**What you need to do**
Retype exactly what runs from the first line of the data to the line with "errData.push([pooledRow, pooledLow, pooledHigh]);", keeping both of those lines and skipping pictures.

**Material provided**
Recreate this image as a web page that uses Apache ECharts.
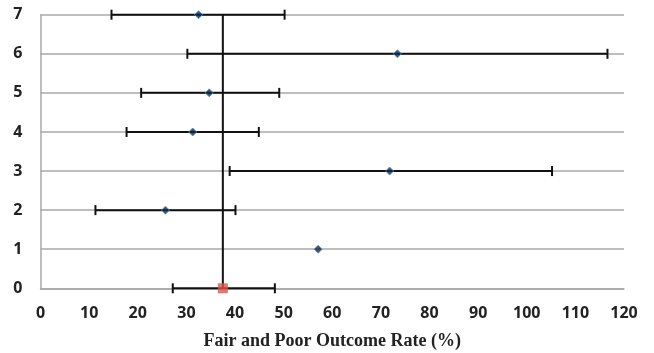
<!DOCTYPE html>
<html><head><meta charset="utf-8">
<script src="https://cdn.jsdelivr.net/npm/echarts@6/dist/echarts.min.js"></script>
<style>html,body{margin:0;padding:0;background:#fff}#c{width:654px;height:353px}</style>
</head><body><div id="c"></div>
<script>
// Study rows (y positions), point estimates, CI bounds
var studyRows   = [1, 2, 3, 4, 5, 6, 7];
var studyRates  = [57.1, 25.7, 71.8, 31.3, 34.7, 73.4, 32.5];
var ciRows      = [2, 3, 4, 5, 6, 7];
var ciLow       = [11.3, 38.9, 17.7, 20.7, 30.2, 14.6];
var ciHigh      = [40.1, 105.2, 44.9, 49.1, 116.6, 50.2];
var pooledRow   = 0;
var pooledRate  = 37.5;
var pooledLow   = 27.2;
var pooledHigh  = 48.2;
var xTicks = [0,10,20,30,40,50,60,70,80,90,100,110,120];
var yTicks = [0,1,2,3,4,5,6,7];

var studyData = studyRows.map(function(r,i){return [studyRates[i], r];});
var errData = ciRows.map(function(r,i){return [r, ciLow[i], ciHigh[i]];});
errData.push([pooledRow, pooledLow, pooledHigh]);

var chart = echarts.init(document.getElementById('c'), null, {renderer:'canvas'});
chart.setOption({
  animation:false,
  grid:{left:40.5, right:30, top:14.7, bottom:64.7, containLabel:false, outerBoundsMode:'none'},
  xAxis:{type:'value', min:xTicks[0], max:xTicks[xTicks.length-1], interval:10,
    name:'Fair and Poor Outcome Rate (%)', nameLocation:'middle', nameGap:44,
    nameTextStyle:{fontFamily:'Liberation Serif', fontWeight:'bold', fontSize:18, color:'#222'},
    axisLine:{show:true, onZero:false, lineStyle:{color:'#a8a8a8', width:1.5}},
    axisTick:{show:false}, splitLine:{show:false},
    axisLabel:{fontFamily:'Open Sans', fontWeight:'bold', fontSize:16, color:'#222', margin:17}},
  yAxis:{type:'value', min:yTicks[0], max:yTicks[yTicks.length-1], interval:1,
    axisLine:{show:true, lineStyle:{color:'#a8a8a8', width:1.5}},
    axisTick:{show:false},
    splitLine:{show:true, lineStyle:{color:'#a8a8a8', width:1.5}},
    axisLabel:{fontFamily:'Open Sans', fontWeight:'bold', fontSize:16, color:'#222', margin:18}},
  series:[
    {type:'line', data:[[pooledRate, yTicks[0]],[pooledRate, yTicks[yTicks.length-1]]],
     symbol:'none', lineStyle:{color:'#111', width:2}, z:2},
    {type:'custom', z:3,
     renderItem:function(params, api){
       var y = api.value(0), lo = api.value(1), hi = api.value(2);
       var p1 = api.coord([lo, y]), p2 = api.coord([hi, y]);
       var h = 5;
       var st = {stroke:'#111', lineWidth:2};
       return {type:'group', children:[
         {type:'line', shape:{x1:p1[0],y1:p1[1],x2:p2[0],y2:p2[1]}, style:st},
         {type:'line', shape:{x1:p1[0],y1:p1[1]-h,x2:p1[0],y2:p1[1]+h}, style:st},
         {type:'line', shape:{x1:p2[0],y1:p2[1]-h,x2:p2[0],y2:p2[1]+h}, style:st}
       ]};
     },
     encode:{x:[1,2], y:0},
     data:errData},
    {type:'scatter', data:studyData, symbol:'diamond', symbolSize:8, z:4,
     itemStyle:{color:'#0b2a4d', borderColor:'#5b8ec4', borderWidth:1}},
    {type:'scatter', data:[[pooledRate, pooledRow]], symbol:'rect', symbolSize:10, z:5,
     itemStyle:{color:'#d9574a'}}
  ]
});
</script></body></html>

**Worked answer**
Recreate this image as a web page that uses Apache ECharts.
<!DOCTYPE html>
<html><head><meta charset="utf-8">
<script src="https://cdn.jsdelivr.net/npm/echarts@6/dist/echarts.min.js"></script>
<style>html,body{margin:0;padding:0;background:#fff}#c{width:654px;height:353px}</style>
</head><body><div id="c"></div>
<script>
// Study rows (y positions), point estimates, CI bounds
var studyRows   = [1, 2, 3, 4, 5, 6, 7];
var studyRates  = [57.1, 25.7, 71.8, 31.3, 34.7, 73.4, 32.5];
var ciRows      = [2, 3, 4, 5, 6, 7];
var ciLow       = [11.3, 38.9, 17.7, 20.7, 30.2, 14.6];
var ciHigh      = [40.1, 105.2, 44.9, 49.1, 116.6, 50.2];
var pooledRow   = 0;
var pooledRate  = 37.5;
var pooledLow   = 27.2;
var pooledHigh  = 48.2;
var xTicks = [0,10,20,30,40,50,60,70,80,90,100,110,120];
var yTicks = [0,1,2,3,4,5,6,7];

var studyData = studyRows.map(function(r,i){return [studyRates[i], r];});
var errData = ciRows.map(function(r,i){return [r, ciLow[i], ciHigh[i]];});
errData.push([pooledRow, pooledLow, pooledHigh]);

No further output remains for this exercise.